>> BEGIN

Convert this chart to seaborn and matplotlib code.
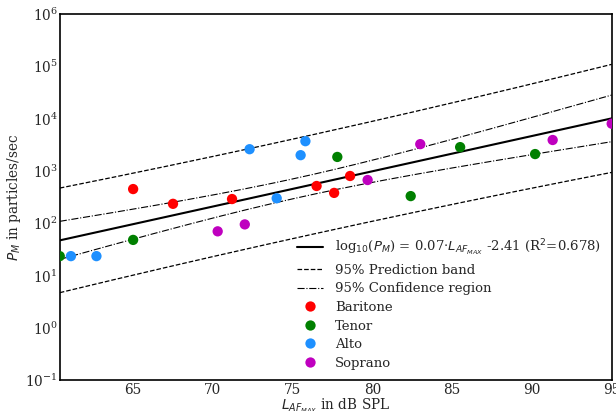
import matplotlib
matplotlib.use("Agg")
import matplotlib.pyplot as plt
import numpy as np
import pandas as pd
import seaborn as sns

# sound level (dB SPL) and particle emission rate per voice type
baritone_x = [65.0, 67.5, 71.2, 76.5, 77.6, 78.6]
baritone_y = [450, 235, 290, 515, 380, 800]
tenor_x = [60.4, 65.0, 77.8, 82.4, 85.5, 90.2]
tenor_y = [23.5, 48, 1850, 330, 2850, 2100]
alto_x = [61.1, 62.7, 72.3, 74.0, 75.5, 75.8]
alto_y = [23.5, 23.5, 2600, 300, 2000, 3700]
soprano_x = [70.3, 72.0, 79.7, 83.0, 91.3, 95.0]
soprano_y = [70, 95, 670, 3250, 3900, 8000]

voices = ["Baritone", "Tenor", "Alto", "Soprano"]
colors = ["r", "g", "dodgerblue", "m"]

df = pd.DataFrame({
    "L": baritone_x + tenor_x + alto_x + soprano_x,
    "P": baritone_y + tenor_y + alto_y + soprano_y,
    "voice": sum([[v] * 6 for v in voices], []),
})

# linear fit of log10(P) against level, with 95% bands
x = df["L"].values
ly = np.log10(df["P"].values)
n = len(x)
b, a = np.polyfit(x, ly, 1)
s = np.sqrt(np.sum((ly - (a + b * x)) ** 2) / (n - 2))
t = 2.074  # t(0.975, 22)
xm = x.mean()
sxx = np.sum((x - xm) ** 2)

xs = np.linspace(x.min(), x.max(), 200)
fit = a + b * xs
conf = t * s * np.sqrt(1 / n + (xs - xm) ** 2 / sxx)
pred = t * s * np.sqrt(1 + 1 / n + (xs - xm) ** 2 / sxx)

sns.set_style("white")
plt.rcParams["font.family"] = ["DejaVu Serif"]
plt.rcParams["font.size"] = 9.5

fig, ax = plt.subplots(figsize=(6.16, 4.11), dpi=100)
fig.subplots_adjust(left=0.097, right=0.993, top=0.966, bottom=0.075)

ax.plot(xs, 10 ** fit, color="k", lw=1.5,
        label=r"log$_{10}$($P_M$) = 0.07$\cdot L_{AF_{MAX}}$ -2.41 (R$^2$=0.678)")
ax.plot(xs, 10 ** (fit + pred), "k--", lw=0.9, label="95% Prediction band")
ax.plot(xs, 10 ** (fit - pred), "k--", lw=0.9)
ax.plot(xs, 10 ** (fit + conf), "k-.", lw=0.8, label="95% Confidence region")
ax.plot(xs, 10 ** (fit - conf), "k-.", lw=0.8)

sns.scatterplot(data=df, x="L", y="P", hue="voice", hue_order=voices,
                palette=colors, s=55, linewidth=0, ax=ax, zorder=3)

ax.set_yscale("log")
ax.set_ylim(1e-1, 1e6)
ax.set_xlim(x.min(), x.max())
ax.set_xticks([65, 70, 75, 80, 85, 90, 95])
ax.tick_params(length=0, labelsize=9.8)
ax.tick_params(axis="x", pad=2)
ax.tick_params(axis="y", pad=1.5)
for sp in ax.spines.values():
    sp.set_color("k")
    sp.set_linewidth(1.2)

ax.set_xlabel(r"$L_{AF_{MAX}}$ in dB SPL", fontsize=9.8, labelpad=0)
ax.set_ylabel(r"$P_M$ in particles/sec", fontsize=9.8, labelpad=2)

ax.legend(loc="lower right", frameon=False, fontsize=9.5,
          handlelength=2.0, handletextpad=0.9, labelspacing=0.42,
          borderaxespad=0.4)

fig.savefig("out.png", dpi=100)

>> END

### To do
Write down every line from the opening of the listing to the line with "sxx = np.sum((x - xm) ** 2)", both included, and nothing else; the pictures are omitted.

### Task response
Convert this chart to seaborn and matplotlib code.
import matplotlib
matplotlib.use("Agg")
import matplotlib.pyplot as plt
import numpy as np
import pandas as pd
import seaborn as sns

# sound level (dB SPL) and particle emission rate per voice type
baritone_x = [65.0, 67.5, 71.2, 76.5, 77.6, 78.6]
baritone_y = [450, 235, 290, 515, 380, 800]
tenor_x = [60.4, 65.0, 77.8, 82.4, 85.5, 90.2]
tenor_y = [23.5, 48, 1850, 330, 2850, 2100]
alto_x = [61.1, 62.7, 72.3, 74.0, 75.5, 75.8]
alto_y = [23.5, 23.5, 2600, 300, 2000, 3700]
soprano_x = [70.3, 72.0, 79.7, 83.0, 91.3, 95.0]
soprano_y = [70, 95, 670, 3250, 3900, 8000]

voices = ["Baritone", "Tenor", "Alto", "Soprano"]
colors = ["r", "g", "dodgerblue", "m"]

df = pd.DataFrame({
    "L": baritone_x + tenor_x + alto_x + soprano_x,
    "P": baritone_y + tenor_y + alto_y + soprano_y,
    "voice": sum([[v] * 6 for v in voices], []),
})

# linear fit of log10(P) against level, with 95% bands
x = df["L"].values
ly = np.log10(df["P"].values)
n = len(x)
b, a = np.polyfit(x, ly, 1)
s = np.sqrt(np.sum((ly - (a + b * x)) ** 2) / (n - 2))
t = 2.074  # t(0.975, 22)
xm = x.mean()
sxx = np.sum((x - xm) ** 2)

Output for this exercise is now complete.